Nonfarm payrolls rose 165,000 in April, and were up 276,000 when you include upward revisions for prior months. (The headline that scared some investors last month was a soft 88,000 gain in payrolls, which has now been revised to a respectable 138,000.) Private payrolls were up 176,000 in April (300,000 including revisions to prior months). Civilian employment, an alternative measure of jobs that includes small business start-ups, increased 293,000. As a result, the unemployment rate declined to 7.5 percent, despite a increase in the labor force of 210,000 workers.

However, this month the devil was in the details, not the headlines. Hours per worker declined to 34.4 from 34.6, so total hours worked declined 0.4 percent, fully reversing last month’s gain. 

On net, what we have this month is what we’ve been seeing over the past year: plow-horse improvement in the labor market to go along with a plow-horse economy. It’s not going to win the Derby, but it’s not going to keel over and die, either. 

In the past year, nonfarm payrolls are up an average of 173,000 per month, with private payrolls up an average of 181,000. The unemployment rate has dropped 8.1 percent to 7.5 percent even as the labor force has grown an average of 57,000 per month. I expect more of the same in the year ahead. 

The most absurd commentary continues to be suggestion that the sequester is hurting jobs. Excluding the postal service, which is not affected by the sequester, government jobs are down 6,000 per month in the past two months, versus an average monthly loss of 5,000 in the past year. 

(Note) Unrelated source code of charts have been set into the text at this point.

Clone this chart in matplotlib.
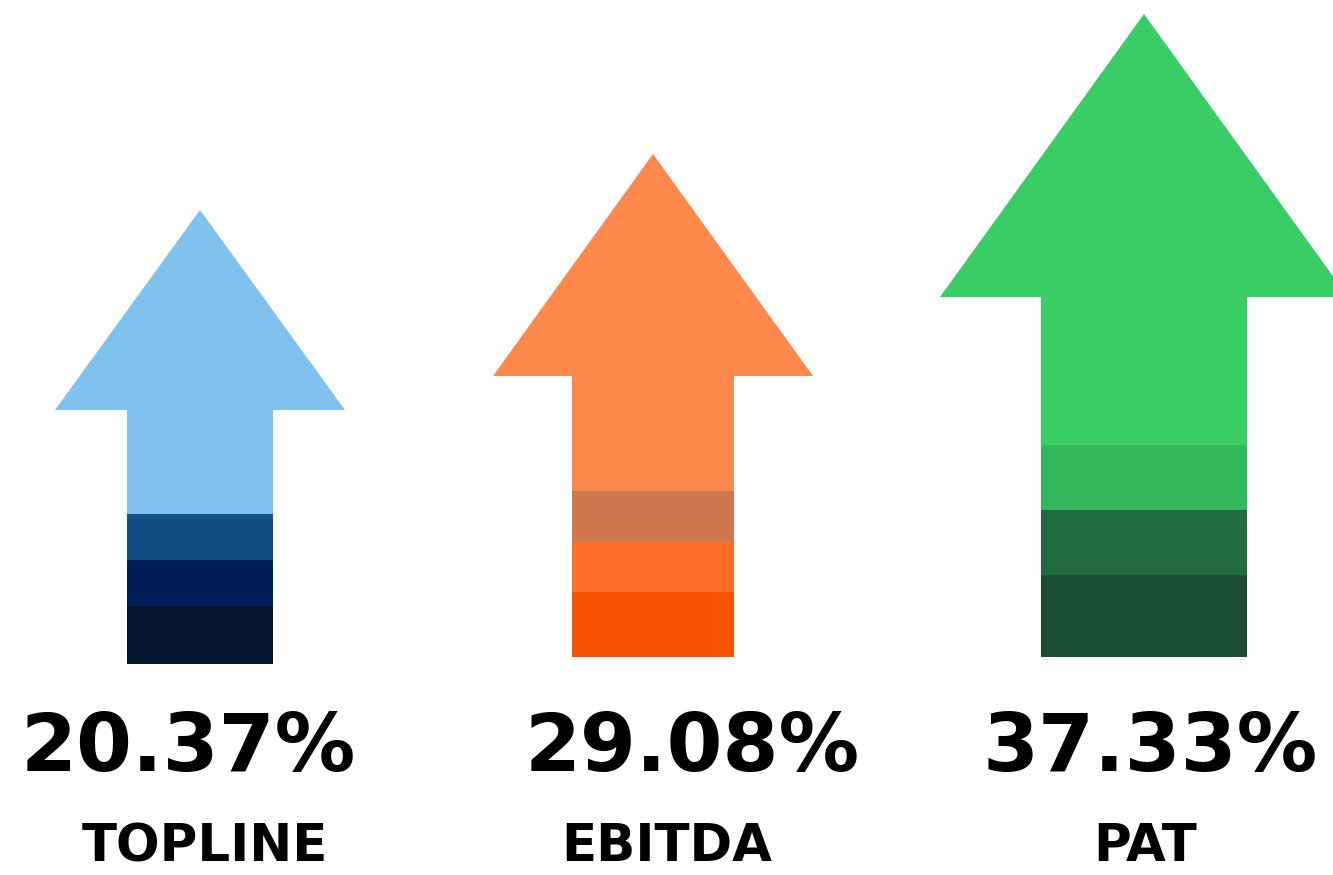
import numpy as np
import matplotlib.pyplot as plt
from matplotlib.patches import Polygon

# ----------------------------
# Data
# ----------------------------
metrics = ["TOPLINE", "EBITDA", "PAT"]
growth_pct = [20.37, 29.08, 37.33]

# colours: head/shaft top, then stripes from top to bottom
head_colors = ["#80C1EE", "#FF884D", "#3ACD66"]
stripe_colors = [
    ["#114C82", "#001F5A", "#04142D"],
    ["#CD774E", "#FF6E26", "#F75200"],
    ["#33B85C", "#226B42", "#1C4F32"],
]

# ----------------------------
# Layout (pixel units, y up)
# ----------------------------
W, H = 1333, 875
centers = [200, 653, 1144]
shaft_hw = [73, 81, 103]
head_hw = [145, 160, 204]
head_base = [465, 499, 578]
tip = [665, 721, 861]
bottom = [211, 218, 218]
# stripe boundaries (top of each stripe, from top to bottom)
stripe_tops = [[361, 315, 269], [384, 333, 283], [430, 365, 300]]
pct_x = [188, 692, 1150]
label_x = [205, 667, 1145]

fig = plt.figure(figsize=(W / 100, H / 100), dpi=100)
ax = fig.add_axes([0, 0, 1, 1])
ax.set_xlim(0, W)
ax.set_ylim(0, H)
ax.axis("off")

for i in range(len(metrics)):
    c = centers[i]
    # shaft (light part) + stripes as stacked bars
    tops = [head_base[i]] + stripe_tops[i]
    cols = [head_colors[i]] + stripe_colors[i]
    for j in range(len(tops)):
        lo = tops[j + 1] if j + 1 < len(tops) else bottom[i]
        ax.bar(c, tops[j] - lo, bottom=lo, width=2 * shaft_hw[i],
               color=cols[j], linewidth=0)
    # arrow head
    head = Polygon([[c - head_hw[i], head_base[i]],
                    [c + head_hw[i], head_base[i]],
                    [c, tip[i]]], closed=True,
                   facecolor=head_colors[i], edgecolor="none")
    ax.add_patch(head)

    ax.text(pct_x[i], 126, f"{growth_pct[i]:.2f}%", ha="center", va="center",
            fontsize=58, fontweight="heavy", family="DejaVu Sans")
    ax.text(label_x[i], 28, metrics[i], ha="center", va="center",
            fontsize=37, fontweight="heavy", family="DejaVu Sans")

fig.savefig("out.png", dpi=100)
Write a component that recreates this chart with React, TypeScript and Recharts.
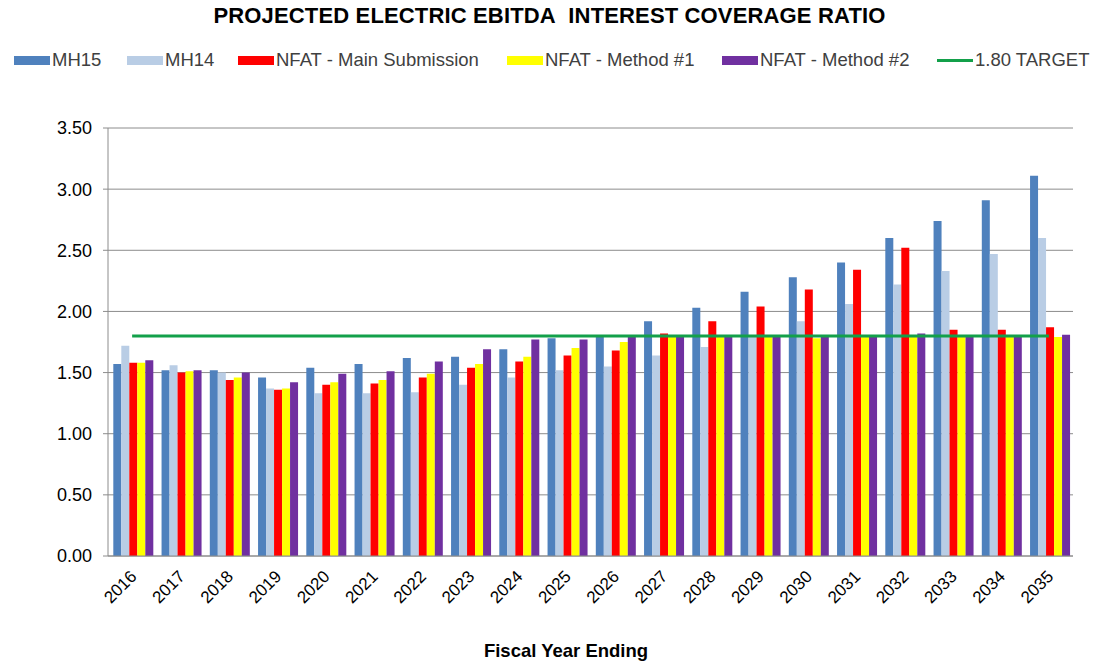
import { ComposedChart, Bar, Line, XAxis, YAxis, CartesianGrid } from "recharts";

const years = ["2016","2017","2018","2019","2020","2021","2022","2023","2024","2025","2026","2027","2028","2029","2030","2031","2032","2033","2034","2035"];
const mh15 = [1.57,1.52,1.52,1.46,1.54,1.57,1.62,1.63,1.69,1.78,1.79,1.92,2.03,2.16,2.28,2.40,2.60,2.74,2.91,3.11];
const mh14 = [1.72,1.56,1.50,1.37,1.33,1.33,1.34,1.40,1.46,1.52,1.55,1.64,1.71,1.79,1.92,2.06,2.22,2.33,2.47,2.60];
const nfatMain = [1.58,1.50,1.44,1.36,1.40,1.41,1.46,1.54,1.59,1.64,1.68,1.82,1.92,2.04,2.18,2.34,2.52,1.85,1.85,1.87];
const nfatM1 = [1.58,1.51,1.46,1.37,1.42,1.44,1.49,1.57,1.63,1.70,1.75,1.79,1.79,1.79,1.78,1.79,1.79,1.79,1.79,1.79];
const nfatM2 = [1.60,1.52,1.50,1.42,1.49,1.51,1.59,1.69,1.77,1.77,1.79,1.79,1.79,1.79,1.79,1.79,1.82,1.79,1.79,1.81];
const target = 1.8;
const yTicks = [0, 0.5, 1, 1.5, 2, 2.5, 3, 3.5];

const C = { mh15: "#4f81bd", mh14: "#b9cde5", red: "#ff0000", yellow: "#ffff00", purple: "#7030a0", green: "#13a04a", grid: "#8c8c8c" };

const data = years.map((y, i) => ({
  year: y, mh15: mh15[i], mh14: mh14[i], main: nfatMain[i], m1: nfatM1[i], m2: nfatM2[i], target,
}));

const legend = [
  { name: "MH15", color: C.mh15, left: 14 },
  { name: "MH14", color: C.mh14, left: 127 },
  { name: "NFAT - Main Submission", color: C.red, left: 238 },
  { name: "NFAT - Method #1", color: C.yellow, left: 507 },
  { name: "NFAT - Method #2", color: C.purple, left: 722 },
];

const font = "Arial, 'Liberation Sans', sans-serif";

export default function App() {
  return (
    <div style={{ position: "absolute", left: 0, top: 0, width: 1099, height: 666, background: "#fff", fontFamily: font }}>
      <div style={{ position: "absolute", top: 3, left: 0, width: 1099, textAlign: "center", fontSize: 22, fontWeight: 700, color: "#000", letterSpacing: 0.15 }}>
        PROJECTED ELECTRIC EBITDA&nbsp; INTEREST COVERAGE RATIO
      </div>
      {legend.map((l) => (
        <div key={l.name} style={{ position: "absolute", top: 49, left: l.left, display: "flex", alignItems: "center", fontSize: 18.5, color: "#404040" }}>
          <div style={{ width: 36, height: 9, background: l.color, marginRight: 2 }} />
          <span>{l.name}</span>
        </div>
      ))}
      <div style={{ position: "absolute", top: 49, left: 937, display: "flex", alignItems: "center", fontSize: 18.5, color: "#404040" }}>
        <div style={{ width: 36, height: 3, background: C.green, marginRight: 2 }} />
        <span>1.80 TARGET</span>
      </div>

      <ComposedChart width={1099} height={666} data={data} margin={{ top: 128, right: 26, bottom: 0, left: 0 }} barCategoryGap="11%" barGap={0}>
        <CartesianGrid vertical={false} stroke={C.grid} />
        <XAxis dataKey="year" height={110} interval={0} angle={-45} textAnchor="end" tickLine={false}
          stroke={C.grid} tick={{ fill: "#000", fontSize: 17, fontFamily: font, dx: -3, dy: 5 }} />
        <YAxis width={108} domain={[0, 3.5]} ticks={yTicks} tickFormatter={(v) => v.toFixed(2)} tickSize={5} tickMargin={11}
          stroke={C.grid} tick={{ fill: "#000", fontSize: 18, fontFamily: font }} />
        <Bar dataKey="mh15" fill={C.mh15} isAnimationActive={false} />
        <Bar dataKey="mh14" fill={C.mh14} isAnimationActive={false} />
        <Bar dataKey="main" fill={C.red} isAnimationActive={false} />
        <Bar dataKey="m1" fill={C.yellow} isAnimationActive={false} />
        <Bar dataKey="m2" fill={C.purple} isAnimationActive={false} />
        <Line dataKey="target" stroke={C.green} strokeWidth={3} dot={false} isAnimationActive={false} />
      </ComposedChart>

      <div style={{ position: "absolute", top: 640, left: 0, width: 1132, textAlign: "center", fontSize: 18.5, fontWeight: 700, color: "#000" }}>
        Fiscal Year Ending
      </div>
    </div>
  );
}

The big question is how the Federal Reserve reacts. It says a jobless rate of 6.5 percent could get it to raise rates. Today’s report undercuts its projection the country won’t reach 6.5 percent until mid-2015; instead, it supports my case for summer 2014. 

Obviously, the labor market is very far from perfect. The unemployment rate is way too high and payroll growth too slow. What’s holding us back is the huge increase in government, particularly transfers, over the past several years. Despite that, entrepreneurs and workers are gritting out a recovery and the plow-horse economy keeps moving forward.    

Robert Stein is an economist for an asset-management firm and a former deputy assistant Treasury secretary for macroeconomic analysis.